As mentioned earlier, Japan has played a crucial role in moving bitcoin mainstream with its stance of bitcoin being recognised as legal tender. This move has provided institutional players with the much needed vote of confidence required before they got on board. Murmurs of the likes of Russia and India looking to make positive legislative rulings in favour of bitcoin acceptance, simply adds momentum to the institutional money continuing to pour into the Bitcoin space, driving demand, and leading to a stronger, more prosperous market for all.
Perhaps this can be linked back to the fact that with growing interest, and impressive growth, media have been covering Bitcoin more and more frequently, exposing it to a wider audience.
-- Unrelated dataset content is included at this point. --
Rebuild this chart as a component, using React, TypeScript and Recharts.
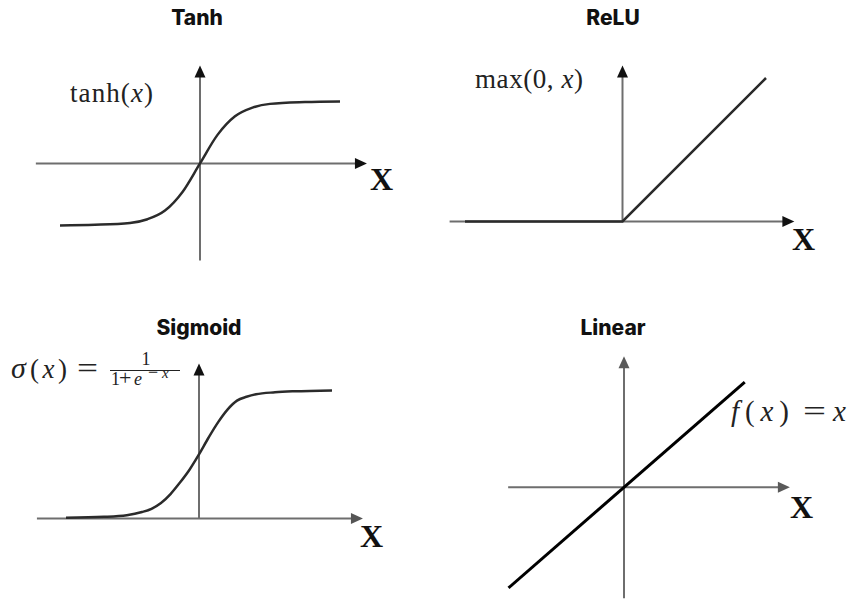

Personally, I have had more and more dinner table discussions about Bitcoin with friends, family, ex-colleagues and acquaintances, outside of the ‘cryptocurrency world’, all now showing interest in ‘getting in’. It is a scenario becoming all too familiar for many of us in the industry.
Just today, I was chatting to a colleague who commented he was stopped 4 times on the street between the office and the gym (it is not a far walk). Why? Because he was wearing our corporate t-shirt and people had a myriad of questions for him related to Bitcoin. The fact that the cryptocurrency investor base, once a place seen to comprise purely the ‘tech’ types, is growing rapidly to include a broad spectrum of people - from ultra high net worth individuals, to institutions, family offices, the previous gold bug, all the way through to the person sitting across the coffee shop from you, or even your Mum. Yes, even my Mum has bought bitcoin!
The factors I have outlined above are merely a few of the positive fundamentals Bitcoin has going for it; driving demand, expanding its utility and subsequently, increasing its value and price. So yes, I am confident when I say that Bitcoin will continue to break through all time highs and find favour above the $3,000 mark, and that is well within reach before the bells ring in 2018.